Первый и самый важный урок такой прозы — душа в ней продана. Такая проза — это собрание акционерного общества без всякой ответственности перед русской литературной традицией. Писатель словно загодя, наперед изъял все главные смыслы русской культуры, словно по дешевке продал души своих героев, а потом только начал писать, превратив своих героев, действительно, в клонируемые существа. Эта литература безжалостна, безлюба, бездушна. И я не хочу от нее отмахнуться прежде всего потому, что и к нам идут эти авторы. И мы печатаем их произведения. И мы не можем не видеть, что за годы “новой жизни” в России вполне оформилась такая литература, и она имеет своих последователей и читателей. Так что же такое перед нами? Эта проза — совсем не приговор переменам, перестройкам, продажности нашей действительности, как часто пытаются ее оправдать. Для приговора в ней слишком мало силы — и творческой, и жизненной. Эта проза — действительно клон, появившийся в результате тотального исключения идеологии из жизни и литературы. Эта проза — урод, родившийся в ситуации убитой Большой идеи. И не надо нам заигрывать с молодым поколением, умиляясь их злобной правде жизни, ахая и охая по поводу их жестокости. Не имеем мы права все списать на социологию — все объяснять внешним фоном. Эта проза свободного поколения отразила парадоксальным образом только одно: свобода ничего не гарантирует в творчестве. Механическое овладение свободой дает результаты самые плачевные.
Так на что же уповать тому же Максиму Свириденкову, если своровали у его поколения Большую идею? И я отвечу: только на личность, вооруженную главными ценностями русской культуры и русской мысли.
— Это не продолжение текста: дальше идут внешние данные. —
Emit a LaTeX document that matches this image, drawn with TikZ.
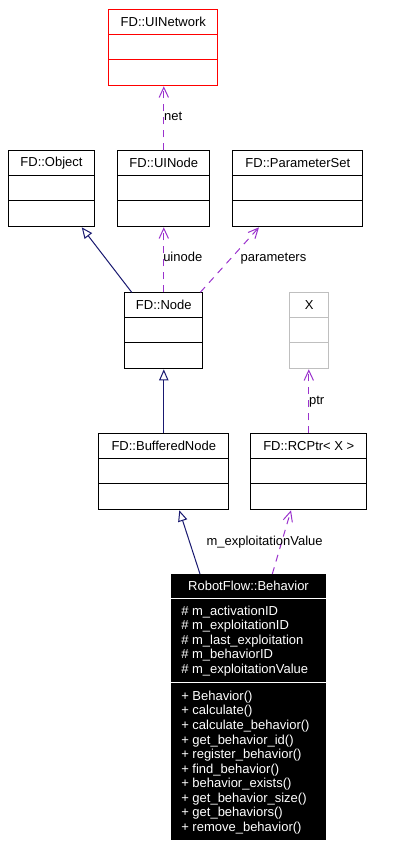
\documentclass[tikz,border=0pt]{standalone}
\usepackage{fontspec}
\setmainfont{Liberation Sans}
\usetikzlibrary{arrows.meta,calc}
\definecolor{usecol}{RGB}{154,50,205}
\definecolor{inhcol}{RGB}{25,25,112}
\definecolor{undoc}{RGB}{191,191,191}
\tikzset{
  classbox/.style={draw, line width=0.75pt, inner sep=0pt, anchor=north west, minimum height=57pt},
  usearrow/.style={usecol, line width=0.75pt, dash pattern=on 5.25pt off 4.5pt, -{Straight Barb[length=7.5pt,width=7pt]}},
  inharrow/.style={inhcol, line width=0.75pt, -{Triangle[open,length=8.25pt,width=7pt,fill=white]}},
  edgelabel/.style={anchor=base west, inner sep=0pt}
}
\begin{document}
\begin{tikzpicture}[x=0.75pt,y=0.75pt,yscale=-1,xscale=1, font=\fontsize{9.75}{11}\selectfont]
\useasboundingbox (0,0) rectangle (410,847);

% Class boxes
\node (uinet) [classbox, draw=red, minimum width=81.75pt] at (108.3,9.3) {};
\node (obj) [classbox, minimum width=64.05pt] at (8.3,150.3) {};
\node (uinode) [classbox, minimum width=69pt] at (117.3,150.3) {};
\node (pset) [classbox, minimum width=97.5pt] at (232.3,150.3) {};
\node (node) [classbox, minimum width=58.5pt] at (124.3,292.3) {};
\node (xcls) [classbox, draw=undoc, minimum width=29.25pt] at (289.3,292.3) {};
\node (bnode) [classbox, minimum width=97.5pt] at (98.3,433.3) {};
\node (rcptr) [classbox, minimum width=87pt] at (250.3,433.3) {};
\node (beh) [classbox, fill=black, minimum width=115.5pt, minimum height=199pt] at (171,574) {};

% Compartments and class names
\foreach \b/\c/\t in {uinet/red/FD::UINetwork, obj/black/FD::Object, uinode/black/FD::UINode,
    pset/black/FD::ParameterSet, node/black/FD::Node, xcls/undoc/X,
    bnode/black/FD::BufferedNode, rcptr/black/FD::RCPtr< X >}{
  \draw [\c, line width=0.75pt] ($(\b.north west)+(0,25)$) -- ($(\b.north east)+(0,25)$);
  \draw [\c, line width=0.75pt] ($(\b.north west)+(0,50.5)$) -- ($(\b.north east)+(0,50.5)$);
  \node (\b-name) at ($(\b.north)+(0,12.5)$) {\t};
}

% RobotFlow::Behavior
\draw [white, line width=0.75pt] ($(beh.north west)+(0,24.7)$) -- ($(beh.north east)+(0,24.7)$);
\draw [white, line width=0.75pt] ($(beh.north west)+(0,108)$) -- ($(beh.north east)+(0,108)$);
\node (beh-name) [white] at ($(beh.north)+(0,11.7)$) {RobotFlow::Behavior};
\foreach \a [count=\i] in {m\_activationID, m\_exploitationID, m\_last\_exploitation,
    m\_behaviorID, m\_exploitationValue}
  \node (beh-a\i) [white, anchor=base west, inner sep=0pt] at (181,{615+14.55*(\i-1)}) {\# \a};
\foreach \m [count=\i] in {Behavior(), calculate(), calculate\_behavior(), get\_behavior\_id(),
    register\_behavior(), find\_behavior(), behavior\_exists(), get\_behavior\_size(),
    get\_behaviors(), remove\_behavior()}
  \node (beh-m\i) [white, anchor=base west, inner sep=0pt] at (181,{700.4+14.55*(\i-1)}) {+ \m};

% Usage (dashed)
\draw [usearrow] (uinode.north) -- (uinode.north |- uinet.south);
\draw [usearrow] (node.north) -- (node.north |- uinode.south);
\draw [usearrow] ($(node.north east)+(-3,0)$) -- ($(pset.south west)+(26.7,0)$);
\draw [usearrow] (rcptr.north) -- (rcptr.north |- xcls.south);
\draw [usearrow] ($(beh.north west)+(101.3,0)$) -- ($(rcptr.south west)+(40.7,0)$);

% Inheritance
\draw [inharrow] ($(node.north west)+(7.4,0)$) -- ($(obj.south west)+(73.4,0)$);
\draw [inharrow] (bnode.north) -- (bnode.north |- node.south);
\draw [inharrow] ($(beh.north west)+(29,0)$) -- ($(bnode.south west)+(81,0)$);

% Edge labels
\node (net-lbl) [edgelabel] at (163.8,120.7) {net};
\node (uinode-lbl) [edgelabel] at (163,261.7) {uinode};
\node (par-lbl) [edgelabel] at (240.3,261.7) {parameters};
\node (ptr-lbl) [edgelabel] at (308.8,404) {ptr};
\node (val-lbl) [edgelabel] at (206.3,545) {m\_exploitationValue};
\end{tikzpicture}
\end{document}
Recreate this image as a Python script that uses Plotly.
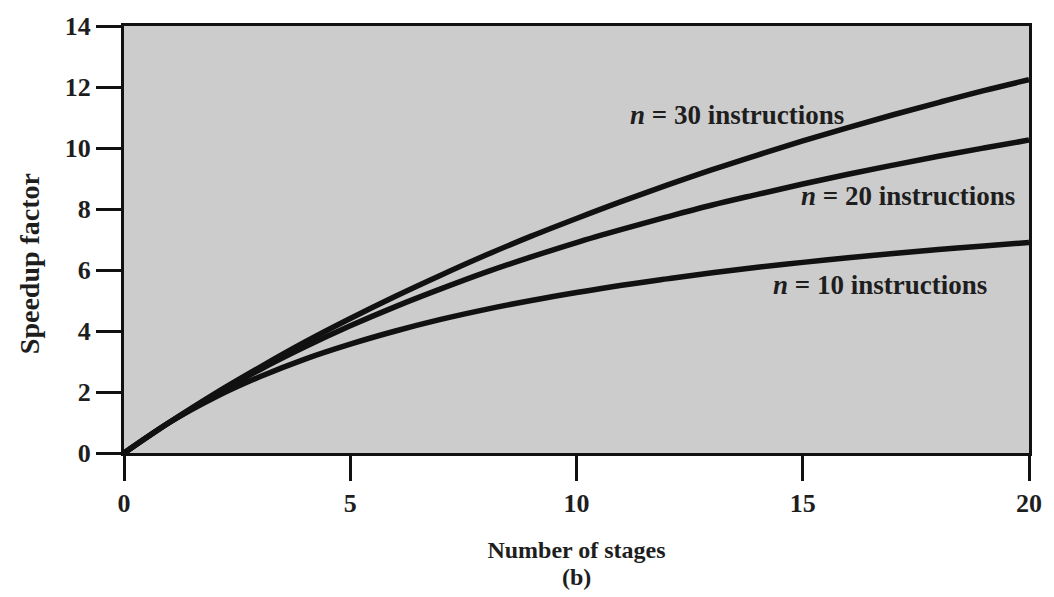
import plotly.graph_objects as go

stages = list(range(0, 21))
speedup_n10 = [0, 1.0, 1.82, 2.5, 3.08, 3.57, 4.0, 4.38, 4.71, 5.0, 5.26, 5.5, 5.71, 5.91,
               6.09, 6.25, 6.4, 6.54, 6.67, 6.79, 6.9]
speedup_n20 = [0, 1.0, 1.90, 2.73, 3.48, 4.17, 4.8, 5.38, 5.93, 6.43, 6.9, 7.33, 7.74, 8.13,
               8.48, 8.82, 9.14, 9.44, 9.73, 10.0, 10.26]
speedup_n30 = [0, 1.0, 1.94, 2.81, 3.64, 4.41, 5.14, 5.83, 6.49, 7.11, 7.69, 8.25, 8.78, 9.29,
               9.77, 10.23, 10.67, 11.09, 11.49, 11.88, 12.24]

series = [
    ("n = 10 instructions", speedup_n10, 16.7, 5.52),
    ("n = 20 instructions", speedup_n20, 17.33, 8.44),
    ("n = 30 instructions", speedup_n30, 13.55, 11.07),
]

x_ticks = [0, 5, 10, 15, 20]
y_ticks = [0, 2, 4, 6, 8, 10, 12, 14]

FONT = "Liberation Serif"
TXT = "#1e1e1e"

fig = go.Figure()
for name, vals, lx, ly in series:
    fig.add_trace(go.Scatter(
        x=stages, y=vals, mode="lines", name=name,
        line=dict(color="#111111", width=5.5, shape="spline"),
        showlegend=False,
    ))

for name, vals, lx, ly in series:
    label = "<i>n</i> = " + name.split("= ")[1]
    fig.add_annotation(
        x=lx, y=ly, xref="x", yref="y", text="<b>" + label + "</b>",
        showarrow=False, font=dict(family=FONT, size=27, color=TXT),
    )

axis_common = dict(
    showline=True, linecolor="#111111", linewidth=3, mirror=True,
    ticks="outside", ticklen=25, tickwidth=3, tickcolor="#111111",
    showgrid=False, zeroline=False,
    tickfont=dict(family=FONT, size=26, color=TXT, weight="bold"),
)

fig.update_xaxes(
    range=[0, 20], tickvals=x_ticks, ticktext=[str(v) for v in x_ticks],
    title=dict(text="<b>Number of stages</b>", standoff=24,
               font=dict(family=FONT, size=24, color=TXT)),
    **axis_common,
)
fig.update_yaxes(
    range=[0, 14], tickvals=y_ticks, ticktext=[str(v) for v in y_ticks],
    **axis_common,
)

# y-axis title (placed slightly below centre, as in the reference)
fig.add_annotation(
    x=-0.1035, y=0.443, xref="paper", yref="paper", text="<b>Speedup factor</b>",
    textangle=-90, showarrow=False, xanchor="center", yanchor="middle",
    font=dict(family=FONT, size=28, color=TXT),
)

fig.add_annotation(
    x=0.5, y=-0.325, xref="paper", yref="paper", text="<b>(b)</b>",
    showarrow=False, font=dict(family=FONT, size=24, color=TXT),
)

fig.update_layout(
    width=1054, height=597,
    margin=dict(l=124, r=22, t=22, b=144),
    plot_bgcolor="#cccccc", paper_bgcolor="white",
)

fig.write_html("out.html", config={"displayModeBar": False},
               post_script="document.body.style.margin='0';")
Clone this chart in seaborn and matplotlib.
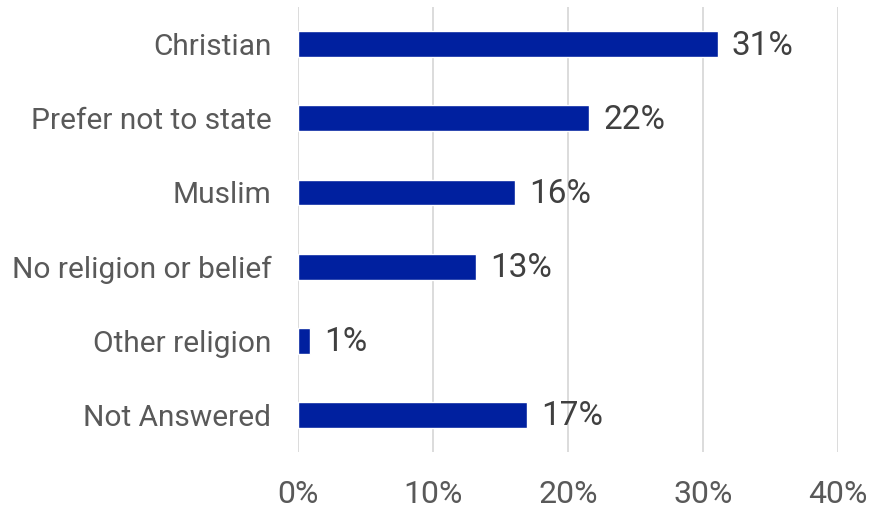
import matplotlib
matplotlib.use("Agg")
import matplotlib.pyplot as plt
import seaborn as sns
import pandas as pd
from matplotlib.ticker import PercentFormatter

# --- Data ---
categories = ["Christian", "Prefer not to state", "Muslim",
              "No religion or belief", "Other religion", "Not Answered"]
shares = [31.1, 21.6, 16.1, 13.2, 0.9, 17.0]
value_labels = ["31%", "22%", "16%", "13%", "1%", "17%"]
x_ticks = [0, 10, 20, 30, 40]

BAR_COLOR = "#00209F"
TEXT_COLOR = "#595959"
VALUE_COLOR = "#404040"
GRID_COLOR = "#D9D9D9"

sns.set_theme(style="white")
plt.rcParams["font.family"] = ["Roboto", "DejaVu Sans"]

df = pd.DataFrame({"religion": categories, "share": shares})

fig = plt.figure(figsize=(8.71, 5.09), dpi=100)
ax = fig.add_axes([0.342, 0.112, 0.620, 0.874])

sns.barplot(data=df, x="share", y="religion", color=BAR_COLOR,
            width=0.35, saturation=1, ax=ax, zorder=3)

# value labels to the right of each bar
for i, (val, lab) in enumerate(zip(shares, value_labels)):
    ax.annotate(lab, xy=(val, i), xytext=(10, -1), textcoords="offset points",
                va="center", ha="left", fontsize=24, color=VALUE_COLOR)

ax.set_xlim(0, 40)
ax.set_ylim(5.5, -0.5)
ax.set_xticks(x_ticks)
ax.xaxis.set_major_formatter(PercentFormatter(decimals=0))
ax.grid(axis="x", color=GRID_COLOR, linewidth=1.3, zorder=0)
ax.grid(axis="y", visible=False)
for spine in ax.spines.values():
    spine.set_visible(False)

ax.set_xlabel("")
ax.set_ylabel("")
ax.tick_params(axis="x", length=0, pad=20, labelsize=23, labelcolor=TEXT_COLOR)
ax.tick_params(axis="y", length=0, pad=19, labelsize=21.5, labelcolor=TEXT_COLOR)

fig.savefig("out.png", dpi=100)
Только личностное сильное начало мы можем противопоставить в наше ответственное время идеологической пустоте. Но именно личности нет в писателе Сенчине, а о Свириденкове говорить еще рано. “Бескачественная личность”, а не “предельная честность”, которой мы маскируем такую прозу, — вот главный печальный итог такой молодой литературы, полагающей, что она пишется о реальных людях. Еще и еще раз подчеркну, что проблема личностного начала в современной культуре стоит на первом месте. Да, сегодня нет национальной идеи, объединяющей общество, слаба идея государственная, размыт патриотизм до полной потери своих берегов. Но кто мешает именно в этой ситуации сохранять себя — сохранять в себе женщину и мужчину, сохранять в себе приверженность к культуре высокой, к наследию русской мысли? Нам ли бояться жить наперекор? Мы ли не умеем жить в своей идеальной России, коли отечество земное так порушено? Нам ли не видеть прекрасных русских людей, умеющих по-прежнему предстоять пред Вечностью в православном храме, в семье, в науке, культуре?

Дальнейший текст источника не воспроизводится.